Meet Guy Kawasaki, the wizard of enterprise

The key for the Dubai to become a global centre of innovation is to hire more engineers, a former Apple fellow and tech evangelist said at Innovation Live!, a forum of business and government leaders, on Monday.

“Enginering is the start of all great tech companies,” renowned Silicon Valley entrepreneur and author Guy Kawasaki told Khaleej Times after he gave a talk on ‘The Art of Innovation. “You can’t have great techno place without great engineers,” he added.

For Kawasaki, one of the most instantly recognizable names in the digital marketing industry and a pioneer in social media marketing, innovation is not a magic word that is conjured by wizards but by engineers who think out of the box, streamline processes and adopt new technologies.

Kawasaki suggested that Dubai can attract some of the best engineers and associate professors from leading universities by giving them a more attractive salary.

When asked if he thinks Dubai is in the right track towards innovation, Kawasaki said: “I’ve never been in Dubai long enough to answer that question but this conference (on innovation) is a great start.”

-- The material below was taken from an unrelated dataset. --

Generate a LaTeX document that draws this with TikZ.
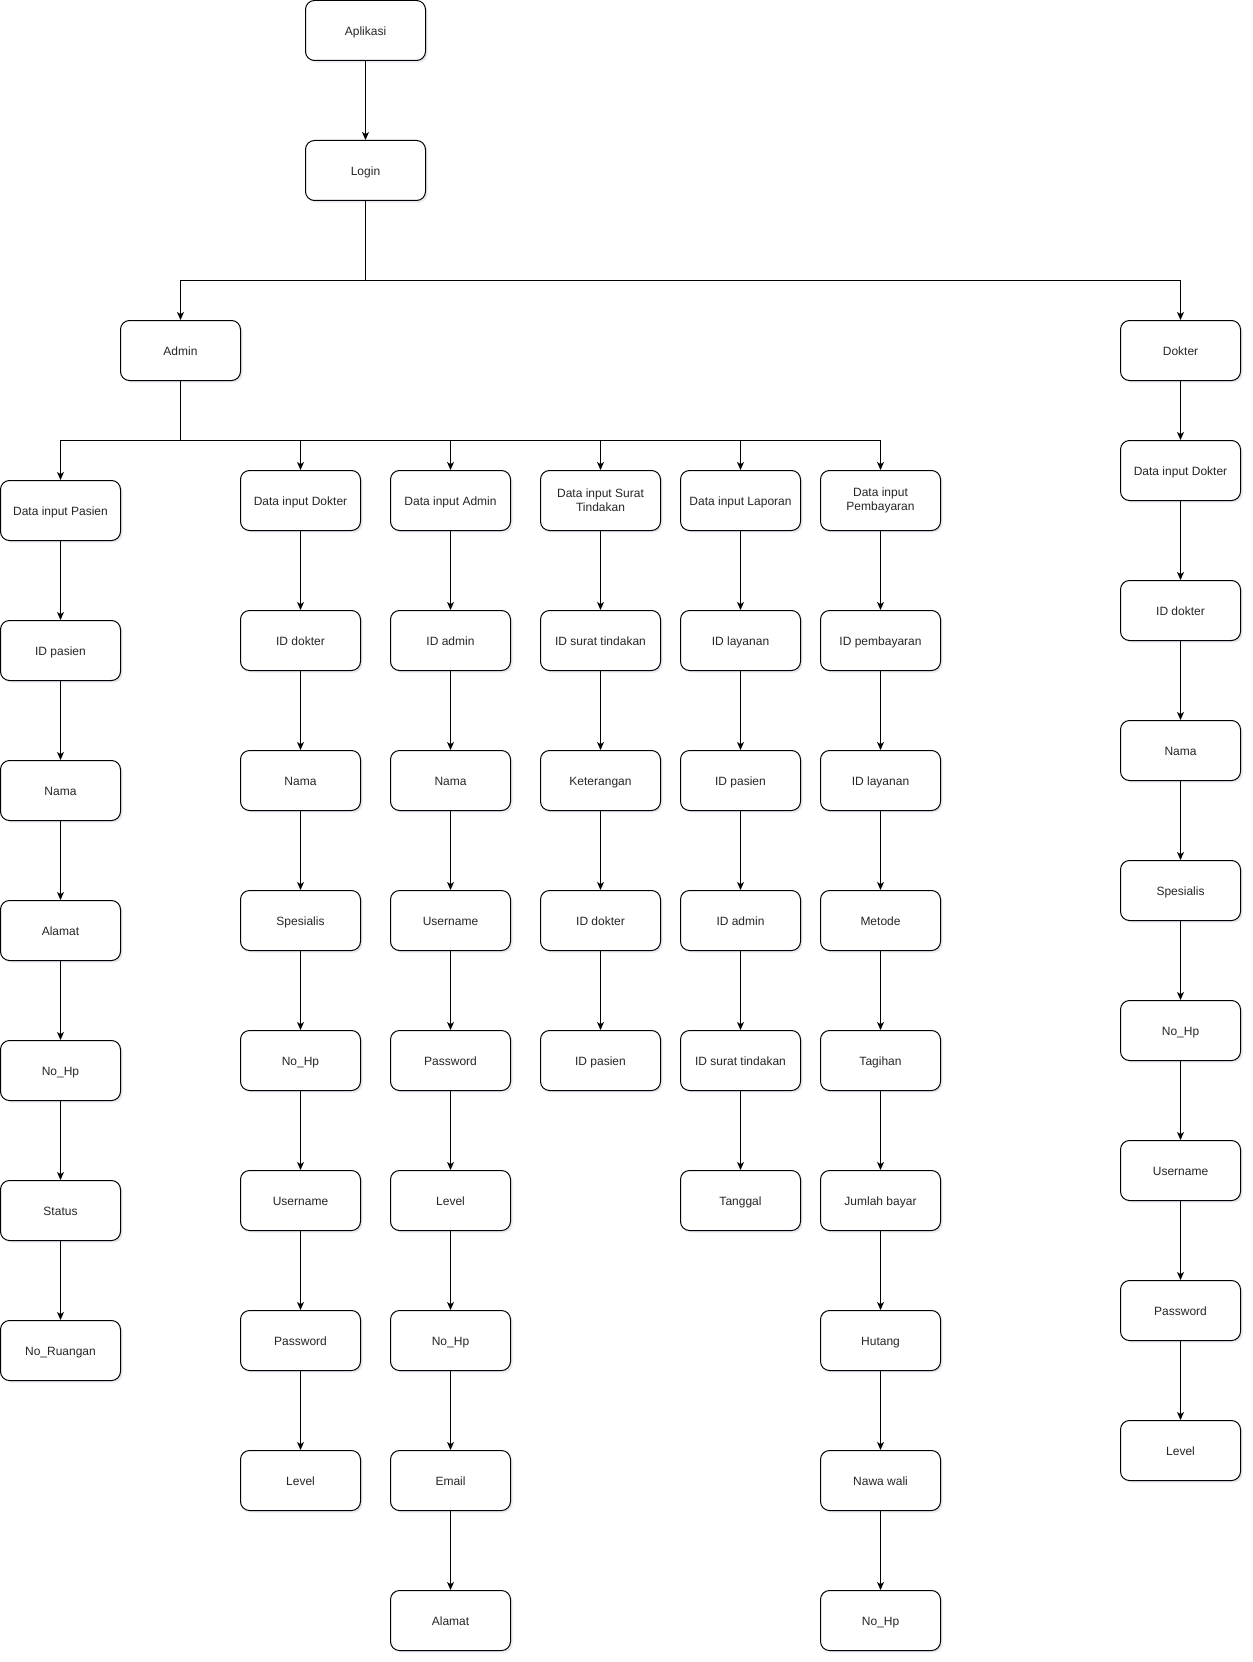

“There are many positive things about Dubai – it has vast resources and is focused on its desire to innovate,” added Kawasaki, who is author of 13 books which have been used as textbooks for top academic institutions in the world and have been both New York Times and Wall Street Journal bestsellers.

Kawasaki said Dubai is in the right trach in supporting engineering students. He added these students should be bold enough to meet the challenges and not afraid to fail. “(Innovation) is not about avoiding failure but if it does occur, then just move most. Most Silicon Valley companies fail, statistically speaking,” he said.

The important thing for those seeking innovation to do is to get ahead of the next curve.

“When we were trying to create the Macintosh, we were not trying to make a slightly better Apple II, or a slightly better MS-DOS machine. We were trying to jump to the next curve of personal computing,” Kawasaki explained.